Среди множества набоковедческих опусов, обрушившихся на головы российских читателей за последние годы, книга М. Шульмана приятно выделяется своей принципиальной “ненаучностью” — нежеланием затаскивать Набокова в прокрустово ложе какой-либо литературоведческой школы, какого-либо “изма”, и отсутствием того громоздкого понятийно-терминологического аппарата — всех этих замшелых “бинарных оппозиций”, “инвариантов”, “пермутаций” и “нонселекций”, — без которого ныне не обходится ни один уважающий себя специалист по литературной вивисекции. Представьте себе: во всей книге (на двухстах с лишним страницах, товарищи!) ни разу мне не встретились заветные слова, ласкающие слух всех “продвинутых” отечественных гуманитариев: “дискурс”, “интертекстуальность”, “деконструкция”, “постмодернистская чувствительность” (или “бесчувственность”?!) [Негодующие вопли и глумливое улюлюканье в критико-библиографическом отделе “НЛО]”. Ни разу не упомянуты Р. Барт, Ж. Деррида, Д. Фоккема, И. Хассан или, на худой конец, М. Рыклин.
Словно нарочно подзадоривая будущих рецензентов, автор уже с первых страниц заявляет, что его книга — это “личное определение краеугольных камней и ориентиров, где творчество Набокова берется в качестве иллюстрации своим уже готовым, прежде рассмотрения сформировавшимся идеям, а не как объект беспристрастного научного исследования”.
Предупреждаю заранее: в этой декларации нет ни капли кокетства. Автор ничуть не лукавит, когда пишет о том, что его работа “в меньшей степени о Набокове и в большей степени о некотором знании, растворенном в окружающей нас жизни, говорящем нам о бытии, которому мы предстоим”. Предметом исследования (точнее — лирической медитации, облеченной в форму литературно-критического эссе) являются не столько набоковские произведения, сколько сущностно важные для автора (впрочем, так же, как и для Набокова, и для Вас, уважаемый читатель) проблемы, имеющие скорее метафизическую, нежели литературную окраску.

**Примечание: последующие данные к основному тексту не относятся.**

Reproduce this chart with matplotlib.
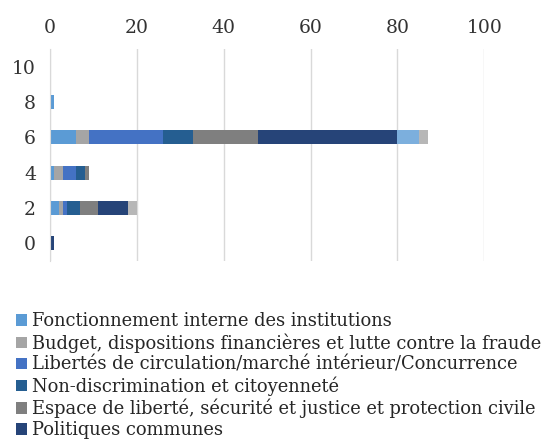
import matplotlib
matplotlib.use("Agg")
import matplotlib.pyplot as plt
import numpy as np

# positions sur l'axe vertical
positions = [0, 2, 4, 6, 8, 10]

# series (Excel stacks them in this order)
series_names = [
    "Fonctionnement interne des institutions",
    "Budget, dispositions financières et lutte contre la fraude",
    "Libertés de circulation/marché intérieur/Concurrence",
    "Non-discrimination et citoyenneté",
    "Espace de liberté, sécurité et justice et protection civile",
    "Politiques communes",
    "Série 7",
    "Série 8",
]
fonctionnement = [0, 2, 1, 6, 1, 0]
budget = [0, 1, 2, 3, 0, 0]
libertes = [0, 1, 3, 17, 0, 0]
non_discrimination = [0, 3, 2, 7, 0, 0]
espace = [0, 4, 1, 15, 0, 0]
politiques = [1, 7, 0, 32, 0, 0]
serie7 = [0, 0, 0, 5, 0, 0]
serie8 = [0, 2, 0, 2, 0, 0]

colors = ["#5b9bd5", "#a5a5a5", "#4472c4", "#255e91", "#7f7f7f", "#264478",
          "#7cafdd", "#b7b7b7"]

plt.rcParams['font.family'] = ['DejaVu Serif']

fig = plt.figure(figsize=(5.47, 4.43), dpi=100)
ax = fig.add_axes([0.0914, 0.411, 0.794, 0.478])

data = [fonctionnement, budget, libertes, non_discrimination, espace,
        politiques, serie7, serie8]
left = np.zeros(len(positions))
handles = []
for name, vals, c in zip(series_names, data, colors):
    b = ax.barh(positions, vals, left=left, height=0.8, color=c, label=name)
    handles.append(b)
    left += np.array(vals)

ax.set_xlim(0, 100)
ax.set_ylim(-1, 11)
ax.set_xticks([0, 20, 40, 60, 80, 100])
ax.set_yticks(positions)
ax.xaxis.tick_top()
ax.tick_params(axis='both', length=0, labelsize=13.5, colors='#333333', pad=9)
ax.tick_params(axis='y', pad=10)
ax.grid(axis='x', color='#d9d9d9', linewidth=1)
ax.set_axisbelow(True)
for s in ['top', 'right', 'bottom']:
    ax.spines[s].set_visible(False)
ax.spines['left'].set_color('#d9d9d9')

fig.legend(handles[:6], series_names[:6], loc='upper left',
           bbox_to_anchor=(0.03, 0.295), frameon=False, fontsize=12.9,
           handlelength=0.6, handleheight=0.6, handletextpad=0.25,
           labelspacing=0.16, borderpad=0, borderaxespad=0,
           labelcolor='#262626')

fig.savefig("out.png", dpi=100)
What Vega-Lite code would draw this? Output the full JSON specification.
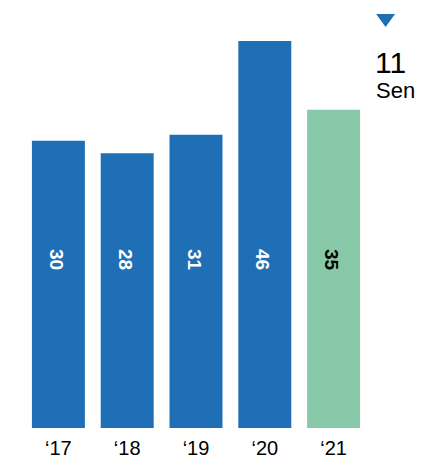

Неслыханное дело: вместо чеканных определений и четких схем, вместо уютного препарирования специально отобранных набоковских “текстов” (извините за этот трогательно-архаичный термин) и методичного их раздергивания на ниточки и волокна “кодов”, “срезов” и “вырезов”, нам предлагается взволнованный монолог, автор которого (он же — “лирический герой”) пытается максимально точно сформулировать и выразить “какую-то трудноопределимую мысль о природе искусства, о том волнении, которое не вторично, а равноценно и даже первично по отношению к жизни, — о положении и должности человека в мире, о той таинственной связи Бог весть с чем, которая и дает только вздохнуть глубоко и начать жить вновь”.
Поиску жизненных прототипов набоковских персонажей, интертекстуальному опылению (превращающему произведения писателя в унылые каталоги аллюзий и пародий), конструированию бинарных оппозиций, типа “реальное/воображаемое”, “Россия/Запад” (посредством которых, как считают иные ученые мужи, можно исчерпывающим образом объяснить набоковское творчество) — всем этим увлекательным затеям М. Шульман предпочел иное, более сложное занятие: эстетическое вчувствование, вживание в исследуемого писателя, постижение сокровенного ядра его творческого “я” и в то же время — интуитивный поиск некоего тайного знания, которое одухотворяет лучшие творения Мастера.
Один из немногих авторов, пишущих о Владимире Набокове (тут нужно, скромно потупившись, прибавить, что в силу ряда причин мне пришлось одолеть с десяток набоковедческих монографий и сборников как на русском, так и на английском), М. Шульман не претендует на всеобъемлющие трактовки и по большей части удачно избегает прямолинейных решений. Не доверяясь причинному объяснению (которое еще не означает понимания), он подходит к набоковскому творчеству как к тайне, изначально непостижимой, неисчерпаемой, не поддающейся ни одной “универсальной” — компаративистской, мифопоэтической, деконструктивистской и проч. — отмычке, и убеждает читателя, что в случае с Набоковым (как и с любым другим настоящим писателем) “определенность, пусть даже близкая к правде, отпугивает истину”.
Мудрое смирение перед тайной высокого искусства (а не самодовольство опытного медвежатника от литературоведения), поиск трепетно-живого плода непредвзятой истины (а не выдавливание синтетического джема натужных теорий и новомодных методологий), богатый, образный язык (а не убогий постструктурдуралистский волапюк) — все это в полной мере отличает книгу М. Шульмана и позволяет оценить ее как несомненную удачу.